Küba sokakları oldukça güvenli. Halkı iyi eğitilmiş ve gururlu. Ve en önemlisi çok mutlu.
1990 yılında ,Sovyetlerin çöküşüyle başta enerji olmak üzere Küba' nın tüm hayat damarları kesiliyor. Ama bu sefer devreye giren, Küba' yı kurtaran Turizm oluyor. Rekor sayıda turistle turizmde zirveye geçiyor. Küba turizmle ve Venezuela' dan gelen petrolle toparlanmaya başlıyor.

2005' te Avrupa Birliği Latin Amerika' yla güçlü iş birliği stratejisini hazırlıyor. Küba Çin' le ve Avrupa Birliği ülkeleriyle yakınlaşmaya başlıyor. Amerika Küba' ya karşı ne kadar sertleşirse Diğer ülkelerden gelen destek o kadar artıyordu.Amerika içinse bu durum bir tehdit oluşturmaktaydı. Küba' daki hareketin Latin Amerika' ya sıçramasından korkuluyordu.

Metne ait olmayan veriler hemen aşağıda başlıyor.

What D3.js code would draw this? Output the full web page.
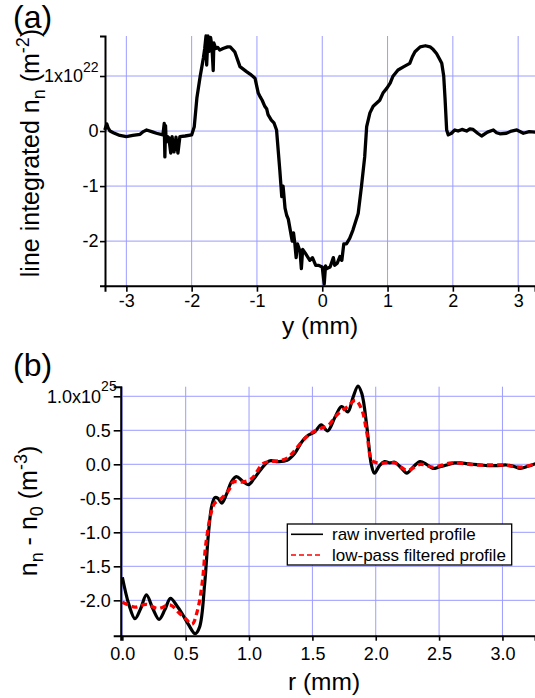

Latin Amerika' yla Küba' nın ilk bütünleşmesi bir okul çatısı altında oldu. Havana' daki Latin Amerika Tıp Bilimleri okulu Birleşmiş Milletler gibiydi. 1999 yılnda kurulan bu Tıp okulunda 10 bin yoksul öğrenci Tıp okuyordu.
Küba' yla en büyük yardım ve iş birliğini Venezuela yapmıştır. Venezuela Küba' ya indirimli petrol verirken, Küba' da venezuela' nın yoksul halkına ve öğrencilerine sağlık ve eğitimi ücretsiz sağlamaktadır. Zamanla bu iki ülke arasındaki dostluğa bağlı iş birliği 2000' li yıllarda diğer ülkelerin katılımıyla daha da gelişiyor. Arjantin, Brezilya, Bolivya, Peru, ve tüm Latin Amerika' da bir bütünleşme hareketi başlıyor.

Küba Halkı, tüketimden ve bolluktan çok uzak ama asla aç kalmayan, çok iyi eğitilmiş ve tarihini çok iyi bilip onurla yaşayan ve Liderine çok bağlı ayakta duran mutlu bir ülke.